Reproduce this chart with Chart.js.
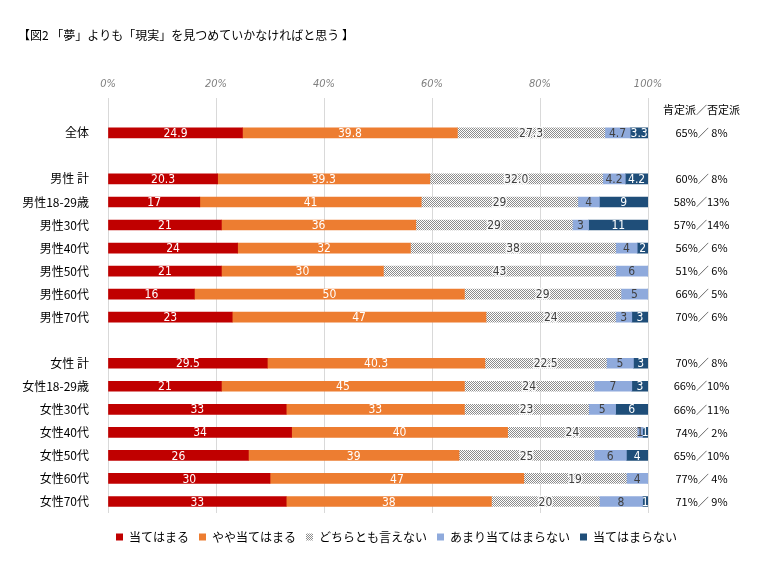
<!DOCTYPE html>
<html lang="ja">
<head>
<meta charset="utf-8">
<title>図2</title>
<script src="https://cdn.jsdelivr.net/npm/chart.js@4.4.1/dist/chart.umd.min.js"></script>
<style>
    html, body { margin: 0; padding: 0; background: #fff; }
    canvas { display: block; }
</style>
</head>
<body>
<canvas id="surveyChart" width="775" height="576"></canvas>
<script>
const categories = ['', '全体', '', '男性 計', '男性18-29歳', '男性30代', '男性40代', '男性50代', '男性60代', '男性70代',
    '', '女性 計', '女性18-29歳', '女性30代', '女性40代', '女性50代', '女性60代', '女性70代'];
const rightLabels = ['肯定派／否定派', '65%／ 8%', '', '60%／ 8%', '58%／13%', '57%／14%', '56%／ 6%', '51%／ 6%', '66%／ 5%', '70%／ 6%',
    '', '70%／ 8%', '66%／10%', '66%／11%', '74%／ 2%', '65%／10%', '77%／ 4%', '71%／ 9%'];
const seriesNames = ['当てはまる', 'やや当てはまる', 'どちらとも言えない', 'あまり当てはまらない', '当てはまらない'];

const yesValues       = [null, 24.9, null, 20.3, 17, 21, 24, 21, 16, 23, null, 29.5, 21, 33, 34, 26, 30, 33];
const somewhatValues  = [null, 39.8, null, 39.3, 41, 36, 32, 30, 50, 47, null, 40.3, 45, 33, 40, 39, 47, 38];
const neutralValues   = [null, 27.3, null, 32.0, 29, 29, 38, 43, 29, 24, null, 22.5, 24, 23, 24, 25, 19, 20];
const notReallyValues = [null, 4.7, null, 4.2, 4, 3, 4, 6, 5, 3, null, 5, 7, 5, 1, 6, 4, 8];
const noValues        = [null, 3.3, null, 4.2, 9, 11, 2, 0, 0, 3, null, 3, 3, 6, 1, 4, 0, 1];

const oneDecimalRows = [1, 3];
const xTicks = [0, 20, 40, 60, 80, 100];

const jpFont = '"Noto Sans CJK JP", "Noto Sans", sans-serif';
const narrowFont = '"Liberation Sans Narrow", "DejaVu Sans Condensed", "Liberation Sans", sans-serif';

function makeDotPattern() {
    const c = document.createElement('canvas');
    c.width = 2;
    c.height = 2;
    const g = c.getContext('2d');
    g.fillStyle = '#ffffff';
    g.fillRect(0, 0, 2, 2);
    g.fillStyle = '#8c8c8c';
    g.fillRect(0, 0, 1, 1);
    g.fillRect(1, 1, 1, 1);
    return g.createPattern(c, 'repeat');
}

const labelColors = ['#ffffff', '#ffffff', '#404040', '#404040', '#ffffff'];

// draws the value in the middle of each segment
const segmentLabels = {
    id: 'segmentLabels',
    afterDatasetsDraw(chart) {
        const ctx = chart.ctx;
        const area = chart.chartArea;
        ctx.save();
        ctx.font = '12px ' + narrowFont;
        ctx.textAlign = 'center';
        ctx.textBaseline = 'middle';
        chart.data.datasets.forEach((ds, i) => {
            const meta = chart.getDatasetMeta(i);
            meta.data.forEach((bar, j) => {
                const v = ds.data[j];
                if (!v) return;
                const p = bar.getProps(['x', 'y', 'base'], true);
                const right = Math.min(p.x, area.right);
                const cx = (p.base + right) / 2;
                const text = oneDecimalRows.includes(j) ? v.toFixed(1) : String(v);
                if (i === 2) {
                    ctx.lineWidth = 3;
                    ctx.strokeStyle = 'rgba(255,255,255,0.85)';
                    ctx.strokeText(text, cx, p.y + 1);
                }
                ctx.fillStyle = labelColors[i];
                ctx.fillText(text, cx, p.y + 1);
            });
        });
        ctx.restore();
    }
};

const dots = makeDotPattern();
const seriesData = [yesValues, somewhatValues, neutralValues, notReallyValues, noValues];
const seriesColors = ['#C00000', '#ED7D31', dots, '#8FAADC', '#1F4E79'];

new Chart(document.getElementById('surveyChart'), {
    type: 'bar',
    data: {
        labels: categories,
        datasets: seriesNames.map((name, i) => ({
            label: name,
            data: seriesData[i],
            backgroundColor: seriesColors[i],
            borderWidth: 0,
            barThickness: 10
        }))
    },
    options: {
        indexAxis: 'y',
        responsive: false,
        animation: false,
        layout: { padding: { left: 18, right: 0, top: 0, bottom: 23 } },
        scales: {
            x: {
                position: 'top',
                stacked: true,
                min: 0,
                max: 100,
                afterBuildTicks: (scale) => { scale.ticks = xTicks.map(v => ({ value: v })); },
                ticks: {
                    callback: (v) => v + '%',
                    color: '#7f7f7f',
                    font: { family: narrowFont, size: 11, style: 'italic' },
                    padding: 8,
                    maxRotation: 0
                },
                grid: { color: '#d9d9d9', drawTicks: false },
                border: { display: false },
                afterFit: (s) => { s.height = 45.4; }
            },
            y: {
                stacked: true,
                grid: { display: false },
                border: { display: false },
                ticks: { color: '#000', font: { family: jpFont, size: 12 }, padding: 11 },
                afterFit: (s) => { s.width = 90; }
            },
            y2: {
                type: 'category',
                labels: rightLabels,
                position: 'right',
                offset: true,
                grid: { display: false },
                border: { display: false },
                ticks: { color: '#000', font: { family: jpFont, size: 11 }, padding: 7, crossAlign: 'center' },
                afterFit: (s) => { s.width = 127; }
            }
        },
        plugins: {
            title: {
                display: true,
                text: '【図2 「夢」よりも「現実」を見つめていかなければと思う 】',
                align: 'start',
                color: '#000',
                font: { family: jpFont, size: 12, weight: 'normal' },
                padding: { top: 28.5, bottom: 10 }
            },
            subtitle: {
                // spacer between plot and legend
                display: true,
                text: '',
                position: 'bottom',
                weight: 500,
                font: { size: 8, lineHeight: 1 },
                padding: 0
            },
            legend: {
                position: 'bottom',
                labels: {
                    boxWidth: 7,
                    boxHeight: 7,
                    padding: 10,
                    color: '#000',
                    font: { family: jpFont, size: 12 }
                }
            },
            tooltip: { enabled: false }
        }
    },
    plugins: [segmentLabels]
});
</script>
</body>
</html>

****************

# TASK
Write out exactly the opening lines of the data, stopping after the line that holds "['当てはまる', 'やや当てはまる', 'どちらとも言えない', 'あまり当てはまらない', '当てはまらない'];". Exclude pictures.

# ANSWER TO THE TASK
Reproduce this chart with Chart.js.
<!DOCTYPE html>
<html lang="ja">
<head>
<meta charset="utf-8">
<title>図2</title>
<script src="https://cdn.jsdelivr.net/npm/chart.js@4.4.1/dist/chart.umd.min.js"></script>
<style>
    html, body { margin: 0; padding: 0; background: #fff; }
    canvas { display: block; }
</style>
</head>
<body>
<canvas id="surveyChart" width="775" height="576"></canvas>
<script>
const categories = ['', '全体', '', '男性 計', '男性18-29歳', '男性30代', '男性40代', '男性50代', '男性60代', '男性70代',
    '', '女性 計', '女性18-29歳', '女性30代', '女性40代', '女性50代', '女性60代', '女性70代'];
const rightLabels = ['肯定派／否定派', '65%／ 8%', '', '60%／ 8%', '58%／13%', '57%／14%', '56%／ 6%', '51%／ 6%', '66%／ 5%', '70%／ 6%',
    '', '70%／ 8%', '66%／10%', '66%／11%', '74%／ 2%', '65%／10%', '77%／ 4%', '71%／ 9%'];
const seriesNames = ['当てはまる', 'やや当てはまる', 'どちらとも言えない', 'あまり当てはまらない', '当てはまらない'];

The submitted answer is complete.